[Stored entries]
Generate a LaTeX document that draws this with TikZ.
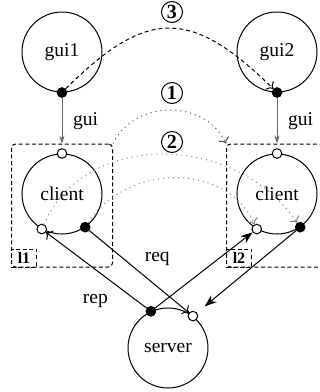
\documentclass[tikz,border=0pt]{standalone}
\usepackage{fontspec}
\setmainfont{Liberation Serif}
\usetikzlibrary{arrows.meta,calc,positioning}
\definecolor{lnkgray}{gray}{.4}
\definecolor{msggray}{gray}{.5}

\begin{document}
\begin{tikzpicture}[x=.5pt,y=-.5pt,>=To,line width=.5pt,
  font=\fontsize{9.75}{11}\selectfont,
  proc/.style={circle,draw,minimum size=40pt,inner sep=0pt},
  outp/.style={circle,draw,fill=black,inner sep=0pt,minimum size=4.8pt},
  inp/.style={outp,fill=white},
  grp/.style={draw,dash pattern=on 2pt off 1.3pt,rounded corners=2pt,
    minimum width=50.5pt,minimum height=61.5pt,inner sep=0pt},
  tag/.style={draw,dash pattern=on 2pt off 1.3pt,minimum width=12.5pt,
    minimum height=9pt,inner sep=0pt,font=\bfseries\fontsize{8}{9}\selectfont},
  num/.style={circle,draw,minimum size=10.5pt,inner sep=0pt,font=\bfseries},
  guilnk/.style={draw=lnkgray,-{Stealth[length=4pt,width=2.6pt]}},
  call/.style={-{Stealth[length=6pt,width=4.4pt]}},
  msg/.style={->,msggray,dotted}]
\useasboundingbox (0,0) rectangle (320,392);

% processes
\node[proc] (gui1) at (62,52) {gui1};
\node[proc] (gui2) at (277,52) {gui2};
\node[proc] (client1) at (62,194) {client};
\node[proc] (client2) at (277,194) {client};
\node[proc] (server) at (168,348) {server};

% locations l1, l2
\node[grp] (box1) at (62,205.5) {};
\node[grp] (box2) at (277,205.5) {};
\node[tag,anchor=south west] (l1) at (box1.south west) {l1};
\node[tag,anchor=south west] (l2) at (box2.south west) {l2};

% ports
\node[outp] (g1out) at (gui1.south) {};
\node[outp] (g2out) at (gui2.south) {};
\node[inp] (c1gui) at (client1.north) {};
\node[inp] (c2gui) at (client2.north) {};
\node[inp] (c1rep) at (client1.240) {};
\node[outp] (c1req) at (client1.305) {};
\node[inp] (c2rep) at (client2.240) {};
\node[outp] (c2req) at (client2.305) {};
\node[outp] (srep) at (server.115) {};
\node[inp] (sreq) at (server.52) {};

% gui links
\draw[guilnk] (g1out) -- (box1.north) node[midway,right=2pt] {gui};
\draw[guilnk] (g2out) -- (box2.north) node[midway,right=2pt] {gui};

% request / reply channels
\draw[->] (c1req) -- (sreq) node[midway,above right=-1pt] {req};
\draw[->] (srep) -- (c1rep) node[pos=.3,below left=1pt] {rep};
\draw[call] (srep) -- (c2rep);
\draw[call,shorten >=5pt] (c2req) -- (sreq);

% migration steps
\draw[->,dash pattern=on 2pt off 1.5pt] (g1out) .. controls (147,8) and (191,8) .. (g2out);
\draw[->,dotted,black!70] (box1.north east) .. controls (135,99) and (205,99) .. (box2.north west);
\draw[msg] (c1rep) .. controls (85,130) and (235,132) .. (c2req);
\draw[msg] (c1req) .. controls (125,165) and (225,160) .. (c2rep);
\node[num] (n3) at (172,12) {3};
\node[num] (n1) at (172,93) {1};
\node[num] (n2) at (172,142) {2};
\end{tikzpicture}
\end{document}
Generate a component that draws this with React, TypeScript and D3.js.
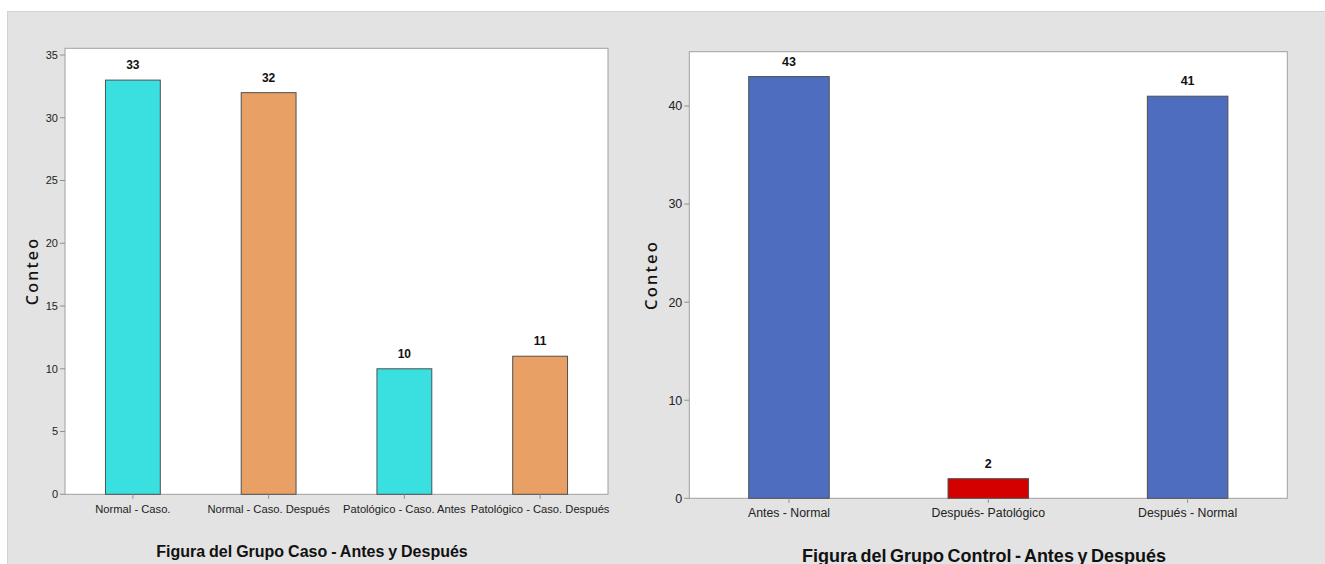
import React from "react";
import * as d3 from "d3";

const leftCategories = [
  "Normal - Caso.",
  "Normal - Caso. Después",
  "Patológico - Caso. Antes",
  "Patológico - Caso. Después",
];
const leftValues = [33, 32, 10, 11];
const leftColors = ["#3adfe0", "#e8a065", "#3adfe0", "#e8a065"];
const leftTicks = [0, 5, 10, 15, 20, 25, 30, 35];
const leftTitle = "Figura del Grupo Caso - Antes y Después";

const rightCategories = ["Antes - Normal", "Después- Patológico", "Después - Normal"];
const rightValues = [43, 2, 41];
const rightColors = ["#4e6dbf", "#d40000", "#4e6dbf"];
const rightTicks = [0, 10, 20, 30, 40];
const rightTitle = "Figura del Grupo Control - Antes y Después";

const axisTitle = "Conteo";
const FONT = "'Liberation Sans', Arial, sans-serif";

type PanelProps = {
  categories: string[];
  values: number[];
  colors: string[];
  ticks: number[];
  title: string;
  x0: number;
  x1: number;
  top: number;
  base: number;
  yMaxTick: number;
  yMaxTickPos: number;
  tickFont: number;
  catFont: number;
  valFont: number;
  axisTitleX: number;
  axisTitleY: number;
  axisTitleFont: number;
  titleX: number;
  titleY: number;
  titleFont: number;
  titleWordSpacing: number;
};

function Panel(p: PanelProps) {
  const y = d3.scaleLinear().domain([0, p.yMaxTick]).range([p.base, p.yMaxTickPos]);
  const x = d3.scaleBand<string>().domain(p.categories).range([p.x0, p.x1]).padding(0);
  const bw = x.bandwidth() * 0.404;
  return (
    <g>
      <rect x={p.x0} y={p.top} width={p.x1 - p.x0} height={p.base - p.top} fill="#ffffff" stroke="#a0a0a0" strokeWidth={1} />
      {p.ticks.map((t) => (
        <g key={t}>
          <line x1={p.x0 - 5} x2={p.x0} y1={y(t)} y2={y(t)} stroke="#909090" strokeWidth={1} />
          <text x={p.x0 - 7} y={y(t)} dy="0.35em" textAnchor="end" fontSize={p.tickFont} fontFamily={FONT} fill="#222">
            {t}
          </text>
        </g>
      ))}
      {p.categories.map((c, i) => {
        const cx = (x(c) as number) + x.bandwidth() / 2;
        const v = p.values[i];
        return (
          <g key={c}>
            <rect x={cx - bw / 2} y={y(v)} width={bw} height={p.base - y(v)} fill={p.colors[i]} stroke="#505050" strokeWidth={1} />
            <text x={cx} y={y(v) - 11} textAnchor="middle" fontSize={p.valFont} fontWeight="bold" fontFamily={FONT} fill="#111">
              {v}
            </text>
            <line x1={cx} x2={cx} y1={p.base} y2={p.base + 4.5} stroke="#909090" strokeWidth={1} />
            <text x={cx} y={p.base + 18.5} textAnchor="middle" fontSize={p.catFont} fontFamily={FONT} fill="#222">
              {c}
            </text>
          </g>
        );
      })}
      <text
        transform={`translate(${p.axisTitleX},${p.axisTitleY}) rotate(-90)`}
        textAnchor="middle"
        dy="0.35em"
        fontSize={p.axisTitleFont}
        letterSpacing={2.2}
        fontWeight={500}
        fontFamily="'Noto Sans', 'Open Sans', sans-serif"
        fill="#111"
      >
        {axisTitle}
      </text>
      <text
        x={p.titleX}
        y={p.titleY}
        textAnchor="middle"
        fontSize={p.titleFont}
        fontWeight="bold"
        wordSpacing={p.titleWordSpacing}
        fontFamily={FONT}
        fill="#111"
      >
        {p.title}
      </text>
    </g>
  );
}

export default function App() {
  return (
    <svg width={1325} height={564} style={{ position: "absolute", left: 0, top: 0, display: "block" }}>
      <rect x={0} y={0} width={1325} height={564} fill="#ffffff" />
      <rect x={7} y={11} width={1318} height={553} fill="#e3e3e3" />
      <line x1={7} x2={1325} y1={11.5} y2={11.5} stroke="#d2d2d2" />
      <line x1={7.5} x2={7.5} y1={11} y2={564} stroke="#d2d2d2" />
      <Panel
        categories={leftCategories}
        values={leftValues}
        colors={leftColors}
        ticks={leftTicks}
        title={leftTitle}
        x0={65}
        x1={608}
        top={48.3}
        base={494.3}
        yMaxTick={35}
        yMaxTickPos={55}
        tickFont={11}
        catFont={11.2}
        valFont={12}
        axisTitleX={32.5}
        axisTitleY={271}
        axisTitleFont={16}
        titleX={312}
        titleY={557}
        titleFont={16}
        titleWordSpacing={-0.5}
      />
      <Panel
        categories={rightCategories}
        values={rightValues}
        colors={rightColors}
        ticks={rightTicks}
        title={rightTitle}
        x0={689.3}
        x1={1287.3}
        top={51.7}
        base={498.3}
        yMaxTick={40}
        yMaxTickPos={106}
        tickFont={12.5}
        catFont={12.3}
        valFont={12.5}
        axisTitleX={651.7}
        axisTitleY={275}
        axisTitleFont={16.5}
        titleX={984}
        titleY={561.5}
        titleFont={18}
        titleWordSpacing={-1.5}
      />
    </svg>
  );
}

= Task description =
Set down word for word the lines from the first entry through the line with "(server) at (168,348)", both included, omitting pictures.

= Exercise response =
Generate a LaTeX document that draws this with TikZ.
\documentclass[tikz,border=0pt]{standalone}
\usepackage{fontspec}
\setmainfont{Liberation Serif}
\usetikzlibrary{arrows.meta,calc,positioning}
\definecolor{lnkgray}{gray}{.4}
\definecolor{msggray}{gray}{.5}

\begin{document}
\begin{tikzpicture}[x=.5pt,y=-.5pt,>=To,line width=.5pt,
  font=\fontsize{9.75}{11}\selectfont,
  proc/.style={circle,draw,minimum size=40pt,inner sep=0pt},
  outp/.style={circle,draw,fill=black,inner sep=0pt,minimum size=4.8pt},
  inp/.style={outp,fill=white},
  grp/.style={draw,dash pattern=on 2pt off 1.3pt,rounded corners=2pt,
    minimum width=50.5pt,minimum height=61.5pt,inner sep=0pt},
  tag/.style={draw,dash pattern=on 2pt off 1.3pt,minimum width=12.5pt,
    minimum height=9pt,inner sep=0pt,font=\bfseries\fontsize{8}{9}\selectfont},
  num/.style={circle,draw,minimum size=10.5pt,inner sep=0pt,font=\bfseries},
  guilnk/.style={draw=lnkgray,-{Stealth[length=4pt,width=2.6pt]}},
  call/.style={-{Stealth[length=6pt,width=4.4pt]}},
  msg/.style={->,msggray,dotted}]
\useasboundingbox (0,0) rectangle (320,392);

% processes
\node[proc] (gui1) at (62,52) {gui1};
\node[proc] (gui2) at (277,52) {gui2};
\node[proc] (client1) at (62,194) {client};
\node[proc] (client2) at (277,194) {client};
\node[proc] (server) at (168,348) {server};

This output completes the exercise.